残差连接
output = Layer(input) + input
HC:超连接
Layer input = H_pre × x (n streams → 1 input)
Layer output = Attention(input)
Write back = H_post × output (1 output → n streams)
Mix streams = H_res × x (mix the n streams together)
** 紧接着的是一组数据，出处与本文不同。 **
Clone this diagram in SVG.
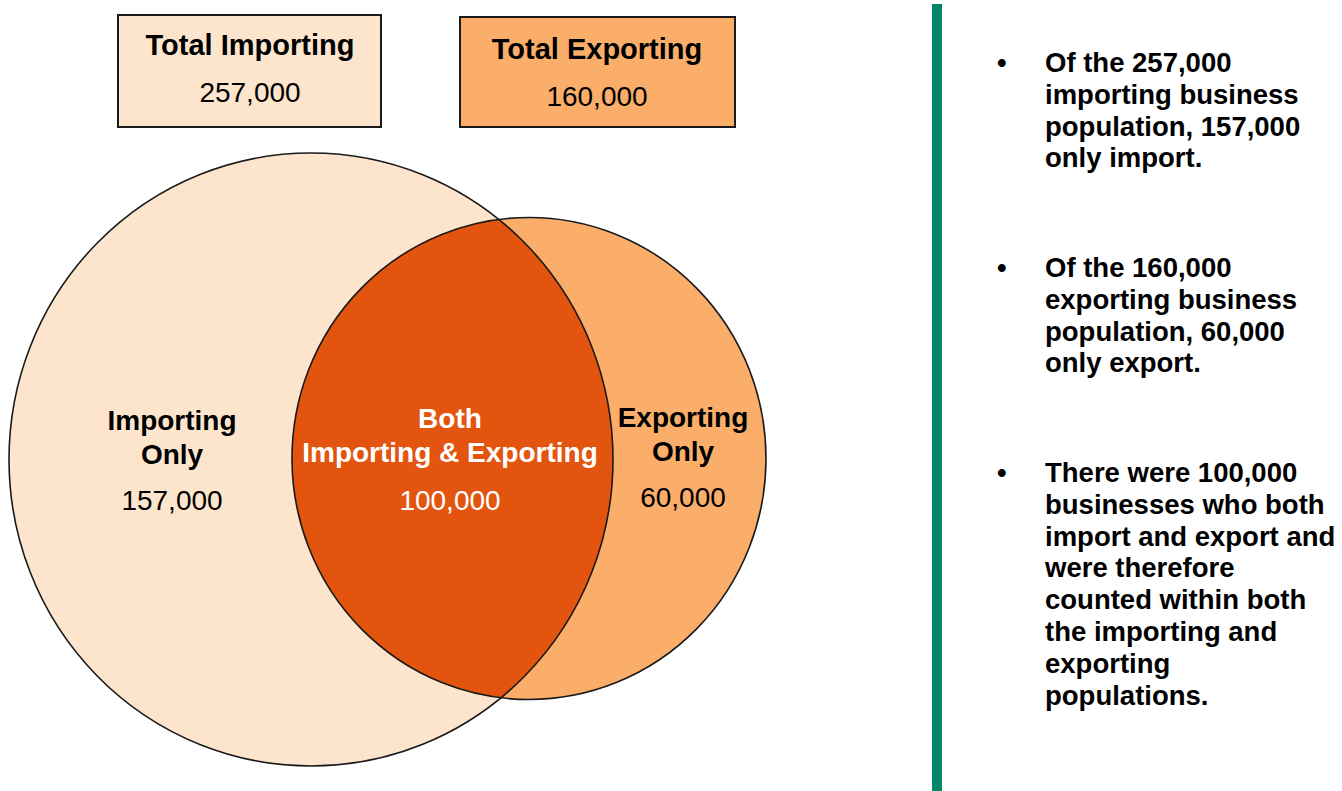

New x = Mix streams + Write back
H_res是一个nxn矩阵,
H_res = [0.6, 0.2, 0.2]
[0.3, 0.5, 0.2]
[0.1, 0.3, 0.6]
New stream 0 = 0.6×stream₀ + 0.2×stream₁ + 0.2×stream₂
New stream 1 = 0.3×stream₀ + 0.5×stream₁ + 0.2×stream₂
New stream 2 = 0.1×stream₀ + 0.3×stream₁ + 0.6×stream₂
mHC:流行约束 超连接
所有值非负、每行和为1、每列和为1
Sinkhorn-Knopp 算法:一种迭代归一化技术
def make_doubly_stochastic(matrix, iterations=20):
# Step 1: Make all values positive
M = exp(matrix) # exponentiation ensures positivity
# Step 2: Alternate row and column normalization
for i in range(iterations):
# Normalize rows to sum to 1
M = M / M.sum(axis=1, keepdims=True)
# Normalize columns to sum to 1
M = M / M.sum(axis=0, keepdims=True)
return M # Now doubly stochastic!